Source data
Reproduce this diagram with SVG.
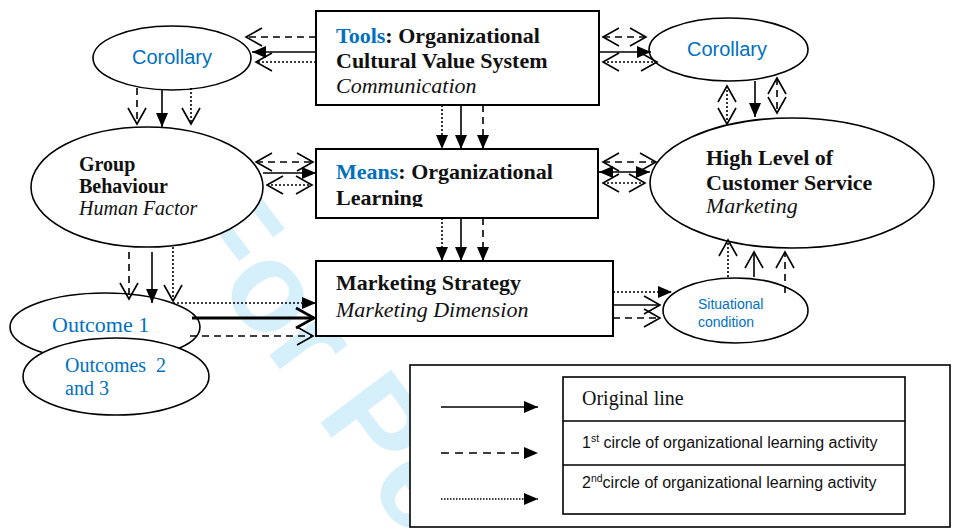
<svg xmlns="http://www.w3.org/2000/svg" width="955" height="529" viewBox="0 0 955 529">
<style>
.node{fill:#fff;stroke:#000;stroke-width:1.6}
.box{fill:#fff;stroke:#000;stroke-width:2}
.b22{font-family:"Liberation Serif","Times New Roman",serif;font-weight:bold;font-size:22px;fill:#111}
.i22{font-family:"Liberation Serif","Times New Roman",serif;font-style:italic;font-size:22px;fill:#111}
.b20{font-family:"Liberation Serif","Times New Roman",serif;font-weight:bold;font-size:20px;fill:#111}
.i20{font-family:"Liberation Serif","Times New Roman",serif;font-style:italic;font-size:20px;fill:#111}
.blue{fill:#0070C0}
.sans{font-family:"Liberation Sans",Arial,sans-serif}
.ln{fill:none;stroke:#000;stroke-width:1.6}
.dash{stroke-dasharray:7 5}
.dot{stroke-dasharray:2 2}
.thick{stroke-width:3}
.f{marker-end:url(#af)}
.o{marker-end:url(#ao)}
.oo{marker-start:url(#ao);marker-end:url(#ao)}
.ff{marker-start:url(#af);marker-end:url(#af)}
</style>
<defs>
<marker id="af" markerUnits="userSpaceOnUse" viewBox="0 0 14 12" refX="14" refY="6" markerWidth="14" markerHeight="12" orient="auto-start-reverse"><path d="M0,0 L14,6 L0,12 z" fill="#000"/></marker>
<marker id="ao" markerUnits="userSpaceOnUse" viewBox="-2 -2 20 22" refX="16" refY="9" markerWidth="20" markerHeight="22" orient="auto-start-reverse"><path d="M0,0 L16,9 L0,18" fill="none" stroke="#000" stroke-width="1.6"/></marker>
<marker id="aot" markerUnits="userSpaceOnUse" viewBox="-2 -2 22 24" refX="18" refY="10" markerWidth="22" markerHeight="24" orient="auto-start-reverse"><path d="M0,0 L18,10 L0,20" fill="none" stroke="#000" stroke-width="2.6"/></marker>
<clipPath id="meansClip"><rect x="316" y="149" width="282" height="58"/></clipPath>
</defs>
<rect width="955" height="529" fill="#fff"/>
<text id="watermark" transform="translate(170,223) rotate(53)" font-family="Liberation Sans, Arial, sans-serif" font-weight="bold" font-size="128" fill="#d5effb">For Pe</text>

<g id="tools"><rect class="box" x="316" y="11" width="283" height="94"/>
<text x="336" y="43" class="b22"><tspan class="blue">Tools</tspan>: Organizational</text>
<text x="336" y="68" class="b22">Cultural Value System</text>
<text x="336" y="93" class="i22">Communication</text></g>

<g id="means"><rect class="box" x="316" y="149" width="282" height="69"/>
<g clip-path="url(#meansClip)"><text x="336" y="179" class="b22"><tspan class="blue">Means</tspan>: Organizational</text>
<text x="336" y="205" class="b22">Learning</text></g></g>

<g id="strategy"><rect class="box" x="316" y="261" width="297" height="75"/>
<text x="336" y="290" class="b22">Marketing Strategy</text>
<text x="336" y="317" class="i22">Marketing Dimension</text></g>

<g id="corollary-left"><ellipse class="node" cx="172" cy="58" rx="79" ry="32"/>
<text x="172" y="64" class="sans blue" font-size="20" text-anchor="middle">Corollary</text></g>

<g id="corollary-right"><ellipse class="node" cx="728.5" cy="49.5" rx="79.5" ry="31.5"/>
<text x="727" y="56" class="sans blue" font-size="20" text-anchor="middle">Corollary</text></g>

<g id="group"><ellipse class="node" cx="147" cy="187" rx="116" ry="60"/>
<text x="79" y="171" class="b20">Group</text>
<text x="79" y="193" class="b20">Behaviour</text>
<text x="79" y="215" class="i20">Human Factor</text></g>

<g id="service"><ellipse class="node" cx="792" cy="183" rx="142" ry="65"/>
<text x="706" y="165" class="b22">High Level of</text>
<text x="706" y="190" class="b22">Customer Service</text>
<text x="706" y="213" class="i22">Marketing</text></g>

<g id="outcome1"><ellipse class="node" cx="105" cy="327" rx="95" ry="34"/>
<text x="52" y="332" font-family="Liberation Serif, Times New Roman, serif" font-size="22" class="blue">Outcome 1</text></g>

<g id="outcomes23"><ellipse class="node" cx="116" cy="376.5" rx="93" ry="38.5"/>
<text x="65" y="372" font-family="Liberation Serif, Times New Roman, serif" font-size="20" class="blue" xml:space="preserve">Outcomes  2</text>
<text x="65" y="395" font-family="Liberation Serif, Times New Roman, serif" font-size="20" class="blue">and 3</text></g>

<g id="situational"><ellipse class="node" cx="735.5" cy="310.5" rx="72.5" ry="32.5"/>
<text x="698" y="309" class="sans blue" font-size="14">Situational</text>
<text x="698" y="327" class="sans blue" font-size="14">condition</text></g>

<g id="connectors">
<path class="ln dash o" d="M316,37 L246,37"/>
<path class="ln f" d="M316,52 L252,52"/>
<path class="ln dot o" d="M316,62 L256,62"/>

<path class="ln dash oo" d="M603,37 L646,37"/>
<path class="ln f" d="M599,52 L651,52"/>
<path class="ln dot oo" d="M603,62 L657,62"/>

<path class="ln dot f" d="M442,105 L442,149"/>
<path class="ln f" d="M461,105 L461,149"/>
<path class="ln dash f" d="M483,105 L483,149"/>

<path class="ln dot f" d="M442,218 L442,261"/>
<path class="ln f" d="M461,218 L461,261"/>
<path class="ln dash f" d="M483,218 L483,261"/>

<path class="ln dash o" d="M137,88 L137,124"/>
<path class="ln f" d="M162,90 L162,127"/>
<path class="ln dot o" d="M191,88 L191,124"/>

<path class="ln dash oo" d="M256,162 L313,162"/>
<path class="ln f" d="M263,173 L316,173"/>
<path class="ln dot oo" d="M267,185 L312,185"/>

<path class="ln dash oo" d="M603,162 L656,162"/>
<path class="ln ff" d="M599,172 L650,172"/>
<path class="ln dot oo" d="M603,183 L645,183"/>

<path class="ln dot oo" d="M727,86 L727,124"/>
<path class="ln f" d="M755,81 L755,117"/>
<path class="ln dash oo" d="M777,78 L777,113"/>

<path class="ln dash o" d="M129,252 L129,299"/>
<path class="ln f" d="M152,252 L152,303"/>
<path class="ln dot o" d="M173,247 L173,301"/>

<path class="ln dot f" d="M173,303 L316,303"/>
<path class="ln thick" d="M192,318 L314,318" marker-end="url(#aot)"/>
<path class="ln dash o" d="M190,336 L313,336"/>

<path class="ln dot f" d="M613,292 L672,292"/>
<path class="ln o" d="M613,305 L660,305"/>
<path class="ln dash o" d="M613,318 L660,318"/>

<path class="ln dot o" d="M728,277 L728,240"/>
<path class="ln o" d="M754,277 L754,252"/>
<path class="ln dash o" d="M785,293 L785,252"/>
</g>

<g id="legend">
<rect x="410" y="365" width="540" height="162" fill="#fff" stroke="#000" stroke-width="1.6"/>
<rect x="563" y="377" width="342" height="137" fill="#fff" stroke="#000" stroke-width="1.6"/>
<path d="M563,421 H905 M563,465 H905" stroke="#000" stroke-width="1.6"/>
<path class="ln f" d="M441,407 L538,407"/>
<path class="ln f" d="M441,453 L538,453" stroke-dasharray="8 6"/>
<path class="ln f" d="M441,499 L538,499" stroke-dasharray="1.5 1.5"/>
<text x="582" y="405" font-family="Liberation Serif, Times New Roman, serif" font-size="20" fill="#111">Original line</text>
<text x="582" y="448" class="sans" font-size="16" fill="#111">1<tspan dy="-6" font-size="10.5">st</tspan><tspan dy="6"> circle of organizational learning activity</tspan></text>
<text x="582" y="488" class="sans" font-size="16" fill="#111">2<tspan dy="-6" font-size="10.5">nd</tspan><tspan dy="6">circle of organizational learning activity</tspan></text>
</g>
</svg>
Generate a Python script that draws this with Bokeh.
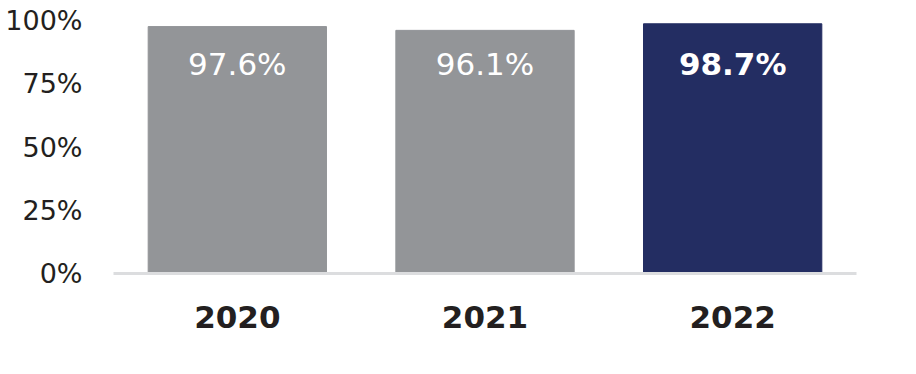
from bokeh.plotting import figure
from bokeh.models import ColumnDataSource, FactorRange, Range1d, PrintfTickFormatter, FixedTicker
from bokeh.embed import file_html
from bokeh.resources import INLINE
from bokeh.core.properties import value

years = ["2020", "2021", "2022"]
rates = [97.6, 96.1, 98.7]
rate_labels = ["97.6%", "96.1%", "98.7%"]
bar_colors = ["#939598", "#939598", "#232d62"]
label_weights = ["normal", "normal", "bold"]
y_ticks = [0, 25, 50, 75, 100]

LABEL_Y = 83
FONT = "DejaVu Sans"

src = ColumnDataSource(dict(
    year=years, rate=rates, label=rate_labels, color=bar_colors,
    weight=label_weights, ly=[LABEL_Y] * len(years),
))

p = figure(
    x_range=FactorRange(*years, range_padding=0), y_range=Range1d(0, 100),
    width=916, height=374, output_backend="svg", toolbar_location=None,
    min_border_left=113, min_border_right=60, min_border_top=20, min_border_bottom=101,
)
p.outline_line_color = None
p.grid.visible = False

p.vbar(x="year", top="rate", width=0.72, fill_color="color", line_color="color", source=src)
p.text(x="year", y="ly", text="label", source=src, text_align="center", text_baseline="middle",
       text_color="white", text_font=value(FONT), text_font_size=value("31px"),
       text_font_style="weight")

xa = p.xaxis[0]
xa.axis_line_color = "#dcdddf"
xa.axis_line_width = 3
xa.major_tick_line_color = None
xa.minor_tick_line_color = None
xa.major_label_text_font = FONT
xa.major_label_text_font_size = "31px"
xa.major_label_text_font_style = "bold"
xa.major_label_text_color = "#231f20"
xa.major_label_standoff = 26

ya = p.yaxis[0]
ya.axis_line_color = None
ya.major_tick_line_color = None
ya.minor_tick_line_color = None
ya.ticker = FixedTicker(ticks=y_ticks)
ya.formatter = PrintfTickFormatter(format="%d%%")
ya.major_label_text_font = FONT
ya.major_label_text_font_size = "27px"
ya.major_label_text_color = "#231f20"
ya.major_label_standoff = 25

open("out.html", "w").write(file_html(p, INLINE))
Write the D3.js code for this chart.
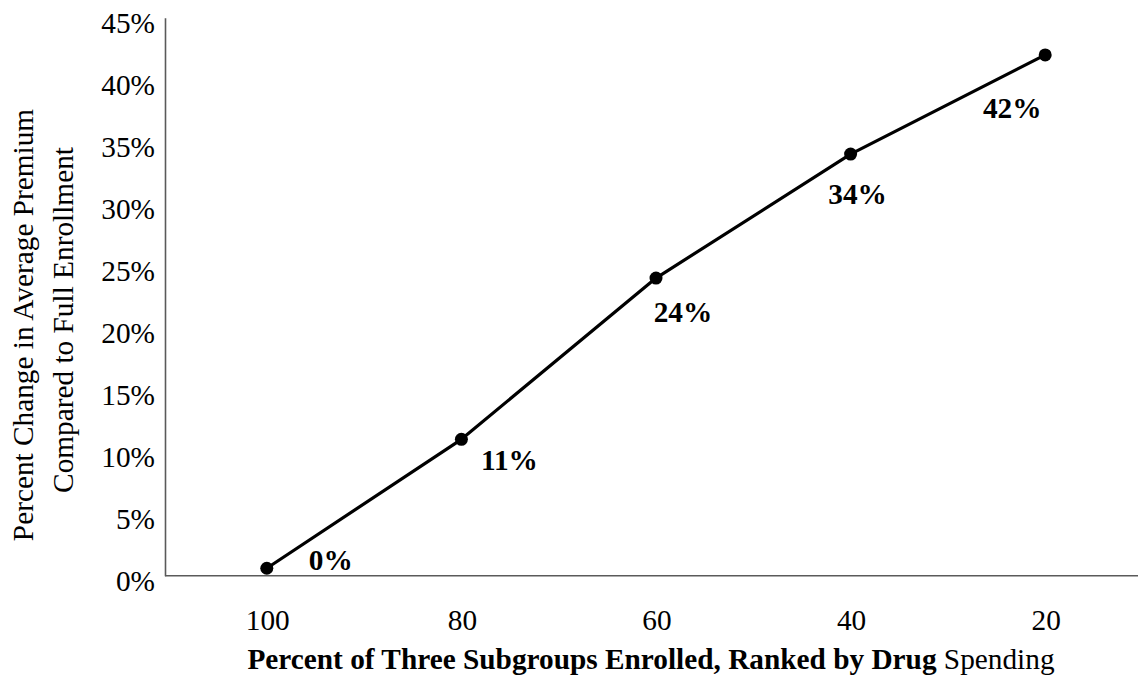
<!DOCTYPE html>
<html>
<head>
<meta charset="utf-8">
<script src="https://cdn.jsdelivr.net/npm/d3@7"></script>
</head>
<body style="margin:0">
<svg id="chart" width="1138" height="687"></svg>
<script>
// ---- data ----
const categories = ["100", "80", "60", "40", "20"];
const values = [0.6, 11.0, 24.0, 34.0, 42.0];
const valueLabels = ["0%", "11%", "24%", "34%", "42%"];
const yTicks = [0, 5, 10, 15, 20, 25, 30, 35, 40, 45];
const xTitleBold = "Percent of Three Subgroups Enrolled, Ranked by Drug";
const xTitleNormal = " Spending";
const yTitleLines = ["Percent Change in Average Premium", "Compared to Full Enrollment"];

// label placement offsets relative to each point (layout, not data)
const labelDx = [64, 48, 27, 7, -33];
const labelDy = [2, 31, 44, 50, 63];

// ---- layout ----
const FONT = '"Liberation Serif"';
const svg = d3.select("#chart");
const plot = { left: 165, right: 1138, top: 17.7, bottom: 575.7 };
const fontSize = 29.3;

function serif(sel) {
  return sel.attr("font-family", FONT).attr("fill", "#000");
}

const x = d3.scalePoint().domain(categories).range([169.5, 1142.5]).padding(0.5);
const y = d3.scaleLinear().domain([0, 45]).range([plot.bottom, plot.top]);

// y axis
const yAxis = d3.axisLeft(y).tickValues(yTicks).tickSize(0).tickPadding(10)
  .tickFormat(d => d + "%");
const gy = svg.append("g").attr("transform", `translate(${plot.left},0)`).call(yAxis);
gy.attr("font-family", FONT).attr("font-size", fontSize);
gy.select(".domain").attr("stroke", "#5a5a5a").attr("stroke-width", 1.6);
gy.selectAll("text")
  .call(serif)
  .attr("font-size", fontSize)
  .attr("dy", "0.52em");

// x axis line
svg.append("line")
  .attr("x1", plot.left).attr("x2", plot.right)
  .attr("y1", y(0)).attr("y2", y(0))
  .attr("stroke", "#5a5a5a").attr("stroke-width", 1.6);

// x tick labels
svg.append("g").selectAll("text").data(categories).join("text")
  .call(serif)
  .attr("x", d => x(d) + 1)
  .attr("y", 630)
  .attr("text-anchor", "middle")
  .attr("font-size", fontSize)
  .text(d => d);

// line
const pts = categories.map((c, i) => [x(c), y(values[i])]);
svg.append("path")
  .attr("d", d3.line()(pts))
  .attr("fill", "none")
  .attr("stroke", "#000")
  .attr("stroke-width", 3.2)
  .attr("stroke-linejoin", "round");

// markers
svg.append("g").selectAll("circle").data(pts).join("circle")
  .attr("cx", d => d[0]).attr("cy", d => d[1]).attr("r", 6.5)
  .attr("fill", "#000");

// data labels
svg.append("g").selectAll("text").data(valueLabels).join("text")
  .call(serif)
  .attr("x", (d, i) => pts[i][0] + labelDx[i])
  .attr("y", (d, i) => pts[i][1] + labelDy[i])
  .attr("text-anchor", "middle")
  .attr("font-size", fontSize)
  .attr("font-weight", "bold")
  .text(d => d);

// x title
const xt = svg.append("text")
  .call(serif)
  .attr("x", 651).attr("y", 669)
  .attr("text-anchor", "middle")
  .attr("font-size", fontSize);
xt.append("tspan").attr("font-weight", "bold").text(xTitleBold);
xt.append("tspan").attr("font-weight", "normal").text(xTitleNormal);

// y title
const yt = svg.append("g").attr("transform", "translate(33,325) rotate(-90)");
yt.append("text").call(serif).attr("x", 0).attr("y", 0)
  .attr("text-anchor", "middle").attr("font-size", fontSize).text(yTitleLines[0]);
yt.append("text").call(serif).attr("x", 5).attr("y", 39.5)
  .attr("text-anchor", "middle").attr("font-size", fontSize).text(yTitleLines[1]);
</script>
</body>
</html>
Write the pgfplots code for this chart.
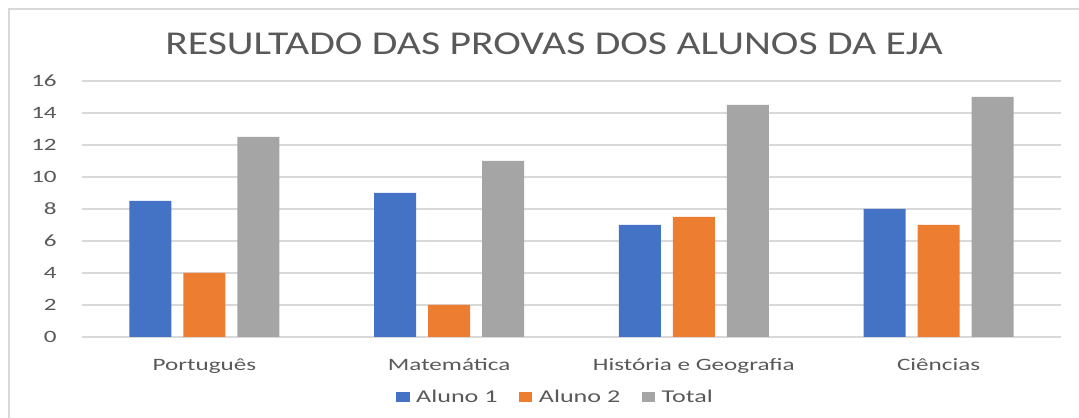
\documentclass[border=0pt]{standalone}
\usepackage{pgfplots}
\pgfplotsset{compat=1.18}
\usepackage{fontspec}
\setmainfont{Carlito}
\newfontfamily\widefont[FakeStretch=1.45]{Carlito}
\newfontfamily\titlefont[FakeStretch=1.25]{Carlito}
\definecolor{cblue}{HTML}{4472C4}
\definecolor{corange}{HTML}{ED7D31}
\definecolor{cgray}{HTML}{A5A5A5}
\definecolor{cgrid}{HTML}{D9D9D9}
\definecolor{ctext}{HTML}{595959}
\begin{document}
\begin{tikzpicture}
\useasboundingbox (0pt,0pt) rectangle (809.25pt,313.5pt);
\draw[cgrid, line width=1.5pt] (6.75pt,-20pt) -- (6.75pt,306.75pt) -- (830pt,306.75pt);
\node[text=ctext, font=\titlefont\fontsize{25}{28}\selectfont, inner sep=0pt] at (415.5pt,280.5pt) {RESULTADO DAS PROVAS DOS ALUNOS DA EJA};
\begin{axis}[
  at={(61.5pt,60.75pt)}, anchor=south west,
  width=734.25pt, height=192pt, scale only axis,
  ybar=9pt, bar width=31.5pt,
  xmin=-0.5, xmax=3.5, ymin=0, ymax=16,
  xtick={0,1,2,3},
  xticklabels={Português, Matemática, História e Geografia, Ciências},
  ytick={0,2,...,16},
  ymajorgrids, grid style={cgrid, line width=0.8pt},
  axis line style={draw=none},
  tick style={draw=none},
  ticklabel style={text=ctext, font=\widefont\fontsize{13}{15}\selectfont},
  /pgf/number format/assume math mode=true,
  yticklabel style={anchor=east, inner sep=0pt, xshift=-18.75pt},
  xticklabel style={anchor=base, inner sep=0pt, yshift=-21pt},
  legend style={at={(0.484,-0.234)}, anchor=center, draw=none, fill=none, legend columns=3,
    font=\widefont\fontsize{13.5}{15}\selectfont, text=ctext,
    /tikz/every odd column/.append style={column sep=3pt},
    /tikz/every even column/.append style={column sep=14pt}},
  legend image code/.code={\fill[#1] (0pt,-3.5pt) rectangle (10pt,3.5pt);},
]
\addplot[fill=cblue, draw=none] coordinates {(0,8.5) (1,9) (2,7) (3,8)};
\addplot[fill=corange, draw=none] coordinates {(0,4) (1,2) (2,7.5) (3,7)};
\addplot[fill=cgray, draw=none] coordinates {(0,12.5) (1,11) (2,14.5) (3,15)};
\legend{Aluno 1, Aluno 2, Total}
\end{axis}
\end{tikzpicture}
\end{document}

_Goal_
Print out, exactly and with nothing added, the lines starting at the line holding "Generate a Python" and ending at the line holding "from bokeh.core.properties import value", minus any pictures.

_Complete response_
Generate a Python script that draws this with Bokeh.
from bokeh.plotting import figure
from bokeh.models import ColumnDataSource, FactorRange, Range1d, PrintfTickFormatter, FixedTicker
from bokeh.embed import file_html
from bokeh.resources import INLINE
from bokeh.core.properties import value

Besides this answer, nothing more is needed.